Tornare padroni del proprio destino, la sfida per i bosniaci oggi
Blum dimostra come nella Jugoslavia socialista ci fosse un ruolo per l’imprenditorialità e per la visione di progresso tecnologico e sociale. Mostra il ruolo dell’industrializzazione socialista per il progresso sociale. Dà visione di un passato di modernità, in cui la Bosnia era al centro di una rete globale di tecnologia all’avanguardia. Blum muore nel giugno 1984, poco dopo i giochi olimpici. Neanche un decennio dopo, la Jugoslavia si disintegra, e con essa la Energoinvest. Intorno alla ex fabbrica Energoinvest di Potocari – oggi sede del memoriale – si svolge il genocidio di Srebrenica.
“Maestri del proprio destino” è esattamente ciò che i bosniaci non sono più, da 40 anni in qua, da quando il posto di Blum è stato preso da imprenditori della politica, poeti e psichiatri falliti in grado di manipolare le persone per il proprio tornaconto.

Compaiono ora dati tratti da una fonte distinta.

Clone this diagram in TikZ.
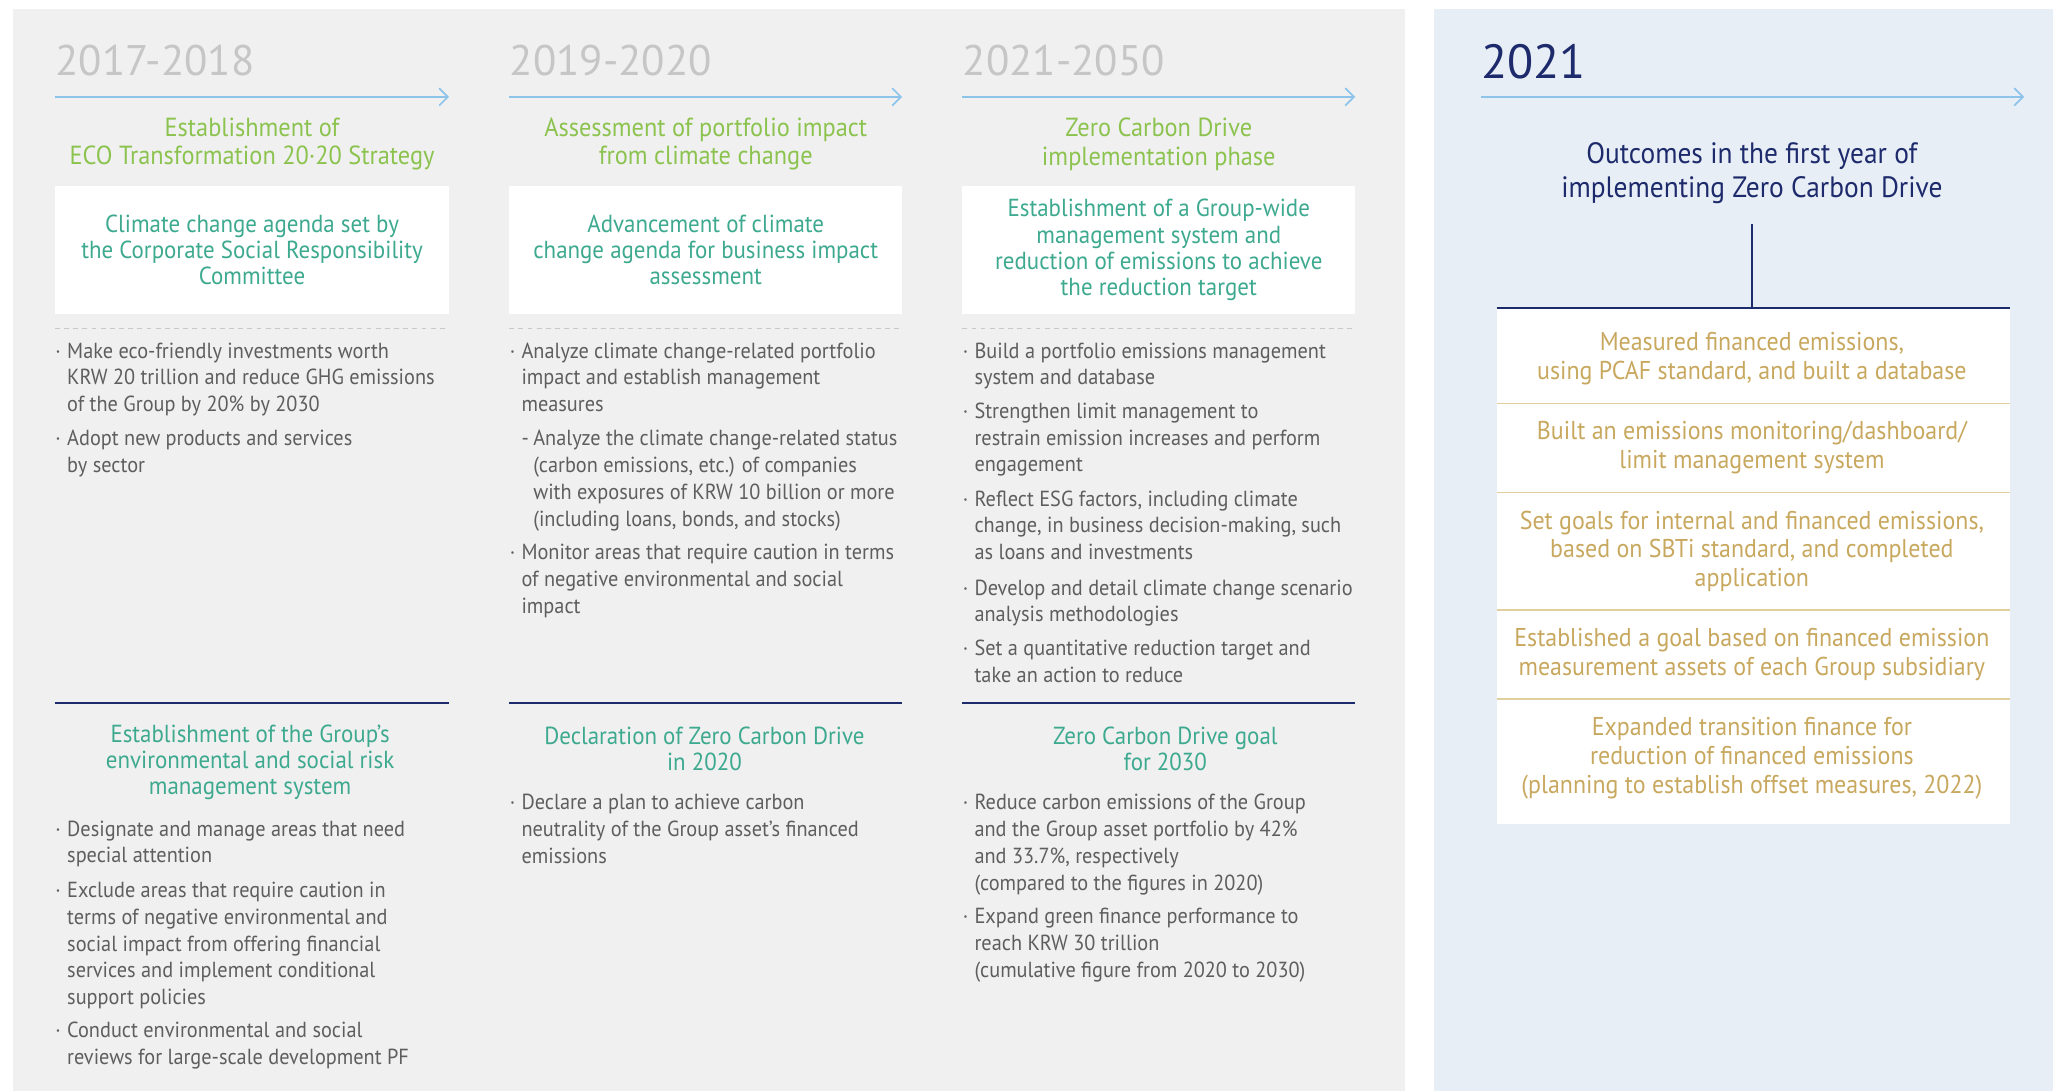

“La storia di Blum e dei suoi colleghi mette in luce una visione umana del lavoro e dell’innovazione, nonché il loro coraggio, che hanno fatto progredire la nostra società. Speriamo che questo film incoraggi le nuove generazioni a credere in cambiamenti positivi per le loro società”, affermava Žbanić alla prima visione del film, nel febbraio 2025 al MoMa di New York.
Ed è effettivamente difficile, oggi, pensare che la modernità sia passata anche da qui, dalla Bosnia oggi in preda all’etnopolitica, all’emigrazione e all’inquinamento dell’aria. La nostalgia per un passato irripetibile può portare all’apatia e alla disillusione. Oppure può dare una spinta per il cambiamento. Come avrebbe fatto Blum. Anche questa è la speranza di Jasmila Žbanić.